From Meta, a Wikimedia project coordination wiki
Jump to: navigation, search

Have you tried this with nested templates? Are there any nested templates in normal Wikipedia articles? All the {{#if:...}} and {{{1|}}} stuff will make the script fail, won't it? How about template calls over multiple lines? -- Nichtich 07:48, 26 September 2006 (UTC)

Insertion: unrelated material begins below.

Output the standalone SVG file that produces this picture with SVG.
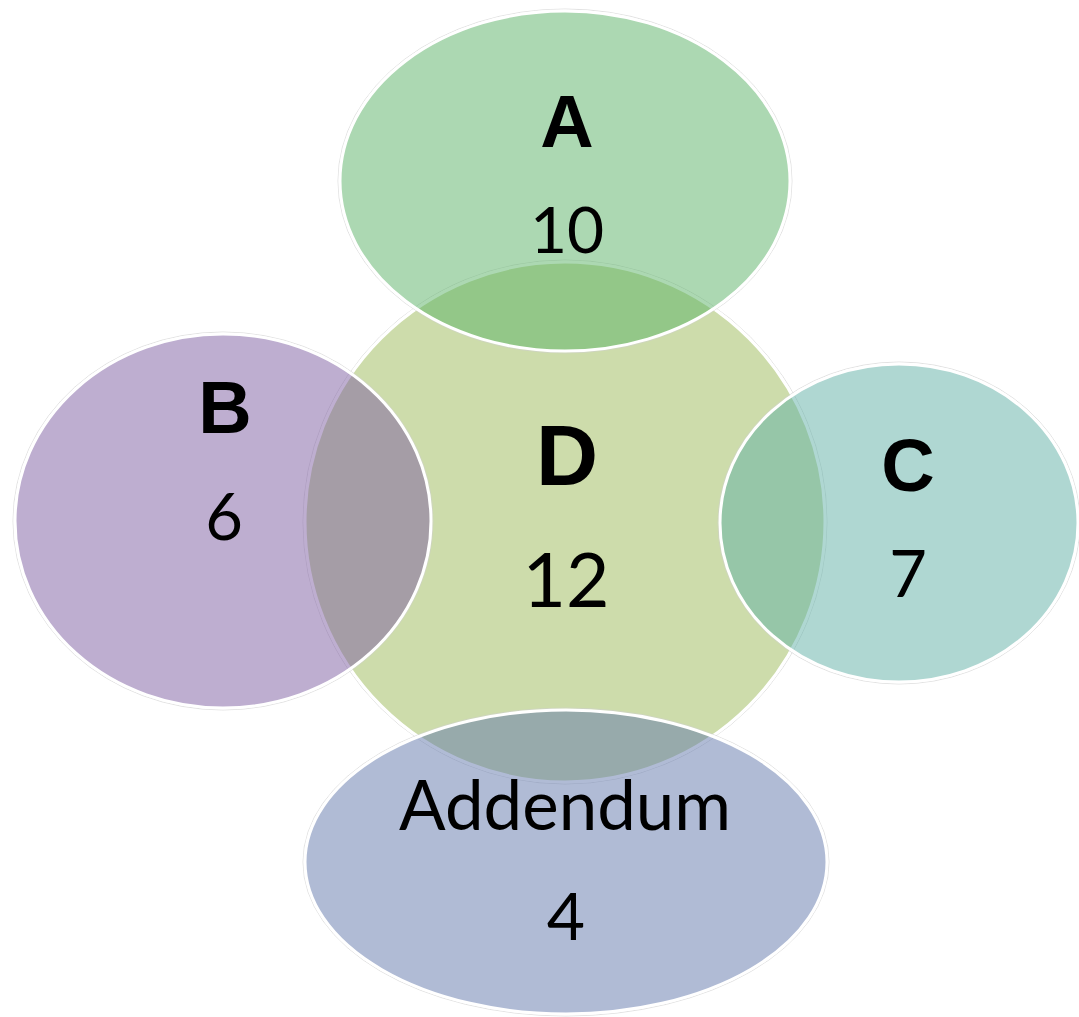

Yes, nested templates do exist, of two kinds: One kind is where a template definition contains a template call. I don't handle that at all. Another kind is where a template call is a parameter in another template call, e.g. {{foo | x=14 | y={{bar | z = 3 }} }}. For this case, my little script contains a loop that parses the innermost template call first, and replaces it with "@bar", so that the outer template call will be extracted as having a parameter "y=@bar". I have no idea if this is useful or what alternative ways there are to handle this. If you extract parameters from, say a dewiki dump, you can grep for "@" in the output to find examples. The "$" and "@" syntax was inspired by Perl. --LA2 14:52, 26 September 2006 (UTC)

error with new version[edit]

$ perl extraktor.pl < enwiki-20070908-pages-articles.xml > parameters-enwp-20070908 Unmatched [ in regex; marked by <-- HERE in m/(ISBN) +([0-9][- 0-9Xx]+[ <-- HERE 0-9Xx)/ at extraktor.pl line 115.